A project intake process is the method used to collect, review, prioritize, and approve project requests before work begins. It helps teams decide which work should move forward and whether the business has the capacity and information to support it.

Why is project intake important for service firms?

Project intake matters because service firms sell and deliver work through the same shared resources. If projects are approved without clear scope, prioritization, or capacity checks, teams become overloaded, and projects start with delivery risk already built in.

What should a project intake form include?

A project intake form should include the project objective, scope summary, expected outcomes, timeline expectations, estimated effort or budget, request owner, and required roles or skills. The goal is to collect enough information to support a real approval decision.

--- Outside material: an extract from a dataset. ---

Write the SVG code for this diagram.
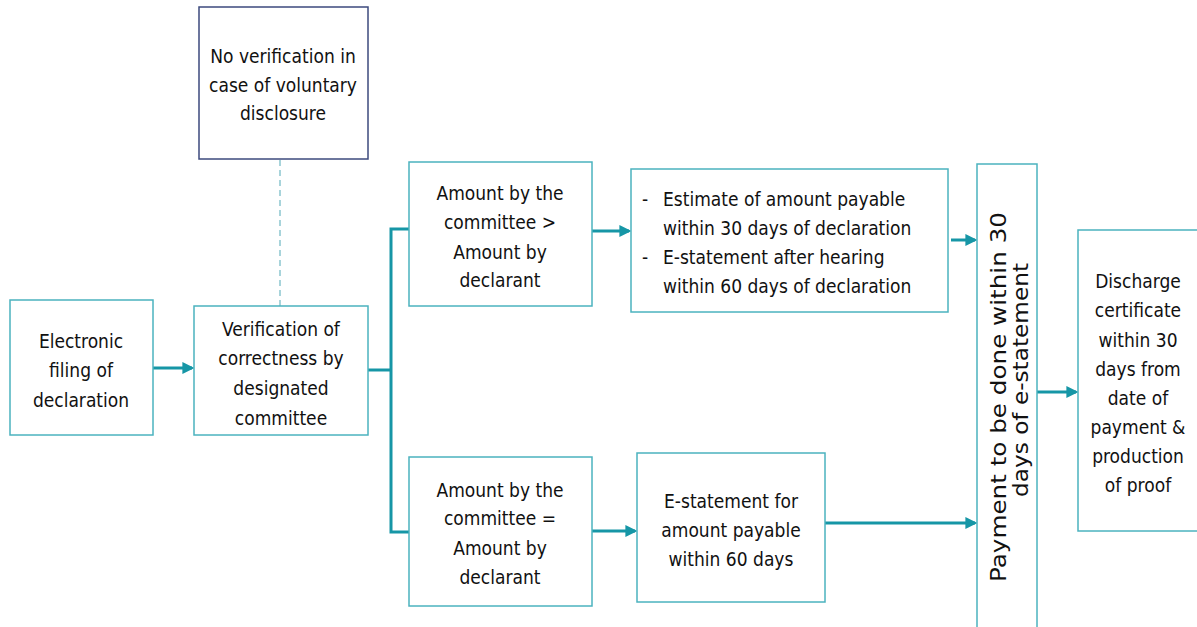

How does project intake and prioritization work together?

Project intake captures and evaluates incoming requests. Prioritization decides which approved requests should move first based on value, urgency, strategic impact, and delivery effort. Without prioritization, intake becomes a collection process instead of a decision process.

What is the difference between project intake and project setup?

Project intake happens before approval. It focuses on evaluating whether work should begin. Project setup happens after approval and turns the accepted request into a structured project with scope, timeline, ownership, resources, and budget assumptions.

What are the signs of a weak project intake workflow?

Common signs include frequent team overload, projects starting without full information, repeated priority changes, and delivery delays early in the project. These issues usually mean work is entering the system without enough control.

How can service firms improve the deal-to-project handoff?

Service firms can improve the deal-to-project handoff by using a standard intake form, setting clear evaluation criteria, checking capacity before approval, and converting approved requests directly into structured project setup. That reduces manual rework and helps delivery teams start with better information.